> _Set problem_:
Return every line below as is, leaving out the pictures.
--- Dataset section ---
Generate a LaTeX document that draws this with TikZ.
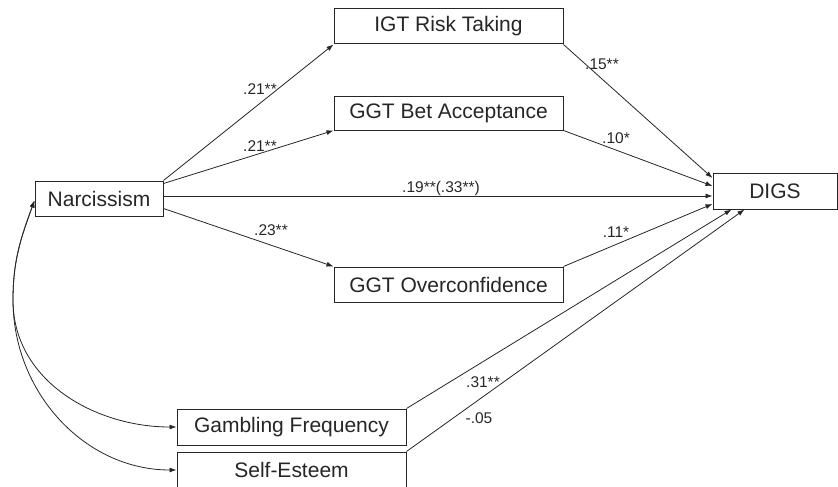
\documentclass[tikz,border=0pt]{standalone}
\usepackage{fontspec}
\setmainfont{Liberation Sans}
\usetikzlibrary{arrows.meta}
\tikzset{
  varbox/.style={draw, line width=1pt, minimum width=229pt, minimum height=35pt, inner sep=0pt, font=\fontsize{21}{25}\selectfont},
  coef/.style={anchor=base, inner sep=0pt, font=\fontsize{15.5}{18}\selectfont},
  link/.style={line width=0.8pt, -{Latex[length=7pt,width=5pt]}},
  corr/.style={line width=0.8pt, {Latex[length=7pt,width=5pt]}-{Latex[length=7pt,width=5pt]}}
}
\begin{document}
\begin{tikzpicture}[x=1pt, y=-1pt, color=black!85]
    \useasboundingbox (0,0) rectangle (838,487);

    % Variables
    \node[varbox, minimum width=128pt] (narc) at (99,198.5) {Narcissism};
    \node[varbox] (igt)  at (448.5,26.5) {IGT Risk Taking};
    \node[varbox, minimum height=34pt] (bet) at (448.5,113) {GGT Bet Acceptance};
    \node[varbox] (over) at (448.5,284.5) {GGT Overconfidence};
    \node[varbox, minimum width=124pt, minimum height=36pt] (digs) at (775,191) {DIGS};
    \node[varbox, minimum height=36pt] (gamb) at (291.5,427) {Gambling Frequency};
    \node[varbox, minimum height=36pt] (self) at (291.5,470) {Self-Esteem};

    % Paths from Narcissism
    \draw[link] (narc.north east) -- (igt.south west);
    \draw[link] ([yshift=-3pt]narc.north east) -- (bet.south west);
    \draw[link] ([yshift=2.5pt]narc.east) -- ([yshift=-5pt]digs.west);
    \draw[link] ([yshift=8pt]narc.south east) -- (over.north west);

    % Paths into DIGS
    \draw[link] (igt.south east) -- ([yshift=13pt]digs.west);
    \draw[link] (bet.south east) -- ([yshift=5pt]digs.west);
    \draw[link] (over.north east) -- ([yshift=-13pt]digs.west);
    \draw[link] (gamb.north east) -- ([xshift=19pt]digs.south west);
    \draw[link] (self.north east) -- ([xshift=32pt]digs.south west);

    % Correlations
    \coordinate (bend) at (13,300);
    \draw[corr] ([yshift=-2pt]narc.west) to[out=250,in=90] (bend) to[out=270,in=180] (gamb.west);
    \draw[corr] ([yshift=-2pt]narc.west) to[out=250,in=90] (bend) to[out=270,in=180] (self.west);

    % Coefficients
    \node[coef] (c1) at (260,95)  {.21**};
    \node[coef] (c2) at (260,151) {.21**};
    \node[coef] (c3) at (441,192) {.19**(.33**)};
    \node[coef] (c4) at (271,235) {.23**};
    \node[coef] (c5) at (602,70)  {.15**};
    \node[coef] (c6) at (616,143) {.10*};
    \node[coef] (c7) at (616,237) {.11*};
    \node[coef] (c8) at (483,387) {.31**};
    \node[coef] (c9) at (479,423) {-.05};
\end{tikzpicture}
\end{document}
---
> _Output of the task_:
Generate a LaTeX document that draws this with TikZ.
\documentclass[tikz,border=0pt]{standalone}
\usepackage{fontspec}
\setmainfont{Liberation Sans}
\usetikzlibrary{arrows.meta}
\tikzset{
  varbox/.style={draw, line width=1pt, minimum width=229pt, minimum height=35pt, inner sep=0pt, font=\fontsize{21}{25}\selectfont},
  coef/.style={anchor=base, inner sep=0pt, font=\fontsize{15.5}{18}\selectfont},
  link/.style={line width=0.8pt, -{Latex[length=7pt,width=5pt]}},
  corr/.style={line width=0.8pt, {Latex[length=7pt,width=5pt]}-{Latex[length=7pt,width=5pt]}}
}
\begin{document}
\begin{tikzpicture}[x=1pt, y=-1pt, color=black!85]
    \useasboundingbox (0,0) rectangle (838,487);

    % Variables
    \node[varbox, minimum width=128pt] (narc) at (99,198.5) {Narcissism};
    \node[varbox] (igt)  at (448.5,26.5) {IGT Risk Taking};
    \node[varbox, minimum height=34pt] (bet) at (448.5,113) {GGT Bet Acceptance};
    \node[varbox] (over) at (448.5,284.5) {GGT Overconfidence};
    \node[varbox, minimum width=124pt, minimum height=36pt] (digs) at (775,191) {DIGS};
    \node[varbox, minimum height=36pt] (gamb) at (291.5,427) {Gambling Frequency};
    \node[varbox, minimum height=36pt] (self) at (291.5,470) {Self-Esteem};

    % Paths from Narcissism
    \draw[link] (narc.north east) -- (igt.south west);
    \draw[link] ([yshift=-3pt]narc.north east) -- (bet.south west);
    \draw[link] ([yshift=2.5pt]narc.east) -- ([yshift=-5pt]digs.west);
    \draw[link] ([yshift=8pt]narc.south east) -- (over.north west);

    % Paths into DIGS
    \draw[link] (igt.south east) -- ([yshift=13pt]digs.west);
    \draw[link] (bet.south east) -- ([yshift=5pt]digs.west);
    \draw[link] (over.north east) -- ([yshift=-13pt]digs.west);
    \draw[link] (gamb.north east) -- ([xshift=19pt]digs.south west);
    \draw[link] (self.north east) -- ([xshift=32pt]digs.south west);

    % Correlations
    \coordinate (bend) at (13,300);
    \draw[corr] ([yshift=-2pt]narc.west) to[out=250,in=90] (bend) to[out=270,in=180] (gamb.west);
    \draw[corr] ([yshift=-2pt]narc.west) to[out=250,in=90] (bend) to[out=270,in=180] (self.west);

    % Coefficients
    \node[coef] (c1) at (260,95)  {.21**};
    \node[coef] (c2) at (260,151) {.21**};
    \node[coef] (c3) at (441,192) {.19**(.33**)};
    \node[coef] (c4) at (271,235) {.23**};
    \node[coef] (c5) at (602,70)  {.15**};
    \node[coef] (c6) at (616,143) {.10*};
    \node[coef] (c7) at (616,237) {.11*};
    \node[coef] (c8) at (483,387) {.31**};
    \node[coef] (c9) at (479,423) {-.05};
\end{tikzpicture}
\end{document}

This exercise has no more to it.